Une stratégie de répression militaire implacable a été pratiquée entre 1982 et 1983. Cette stratégie a été déployée par la disparition des opposants, par la torture, par des massacres, par la technique de la terre brûlée, au prix de nombreuses victimes civiles mortes dans des conditions atroces. Après une année et demi de combat militaire féroce, qui n’a pas épargné les populations civiles, faisant de nombreuses victimes par la pratique de techniques militaires des plus cruelles, en 1983, le mouvement guérillero s’était réduit de façon importante. Une grande partie des combattants avait péri dans les combats. Ceux qui avaient survécu ont essayé de se regrouper en petits groupes de rebelles, mais ils ressemblaient davantage à des petits groupes de délinquants qu’à un mouvement guérillero classique. D’autres sont partis se réfugier au Mexique ou dans la forêt. Leurs commandants avaient pris le chemin de l’exil. Les populations maya, désormais bien contrôlées par l’armée, ne coopéraient plus avec un mouvement guérillero vaincu militairement et agonisant. Bien qu’une telle répression ait été perçue par l’armée comme une victoire militaire, elle s’est révélée être l’une des raisons de leur postérieure défaite politique face aux nouveaux leaders civils.
En 1983, les militaires avaient vaincu militairement les guérilleros. Après la défaite militaire de la guérilla, des accrochages subsistaient encore entre les petits groupes de guérilleros et l’armée nationale. Le concept de conflit armé était encore utilisé bien que, plus qu’à représenter une réalité militaire, il servait à justifier certaines actions militaires tant de la part des généraux (de la répression, des massacres) que des commandants (des séquestrations, des attentats), ainsi qu’à légitimer les aides financières que recevaient de l’extérieur les uns et les autres.
Des généraux discrédités par la cruauté de la répression et des commandants guérilleros militairement vaincus et faute de soutien laissaient la place aux nouvelles élites politiques. Des dialogues ont été entamés entre le gouvernement et la guérilla dès 1986. Pendant dix ans de négociations difficiles entre les parties en conflit, mais aussi entre celles-ci et des représentants de la société civile, des accords sur des questions spécifiques se succédaient.

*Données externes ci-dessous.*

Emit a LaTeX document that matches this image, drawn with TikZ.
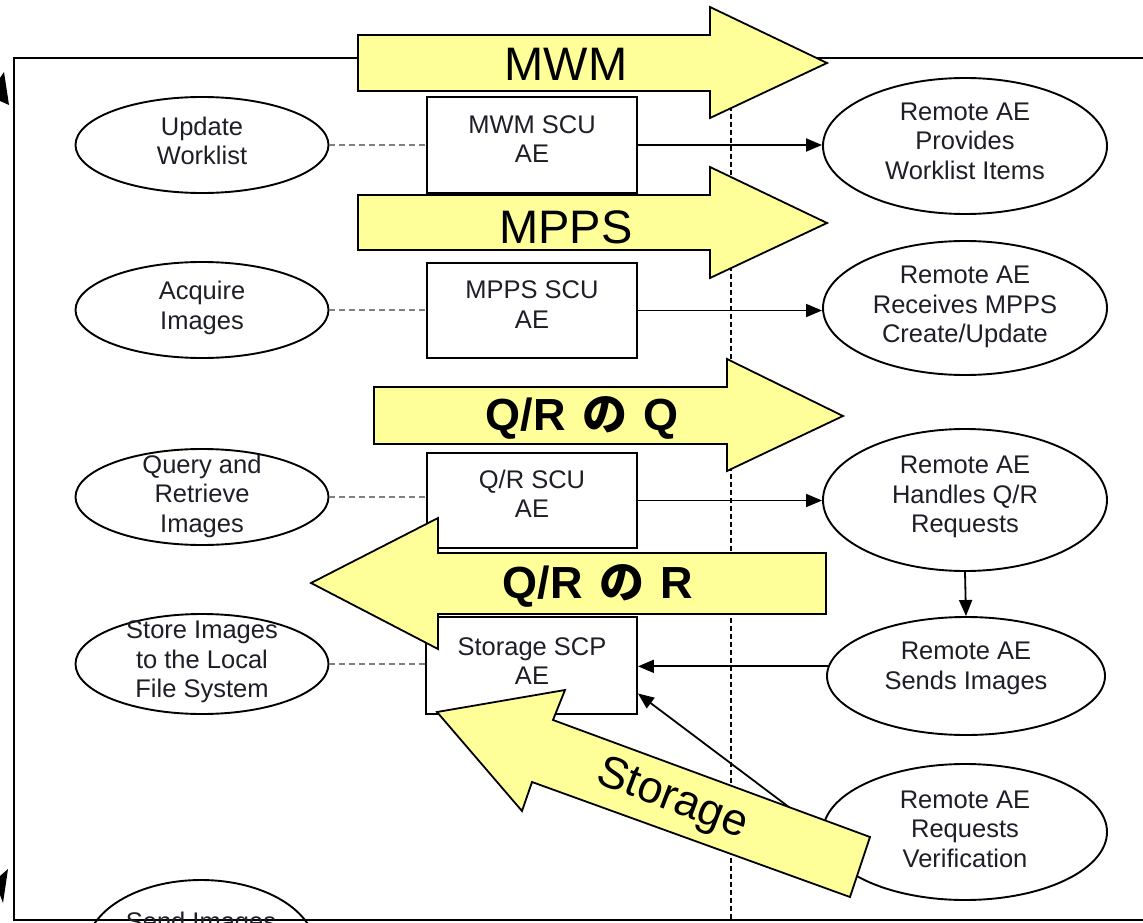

En janvier 1996, le « Partido de Avanzada Nacional », nouveau parti dirigé par les grandes élites économique du pays, a accédé au pouvoir. M. Alvaro Arzú est devenu président. Alors que les espoirs de pacification paraissaient diminuer, grâce à des négociations efficaces au sommet, les accords de paix ont été signés au Guatemala le 29 décembre 1996.
Commentaire
L’Amérique centrale entame le XXIe siècle en ayant laissé derrière elle les conflits armés. Le cessez-le-feu étant réussi, elle s’engage maintenant sur les chemins de la pacification des rapports sociaux, non sans difficultés.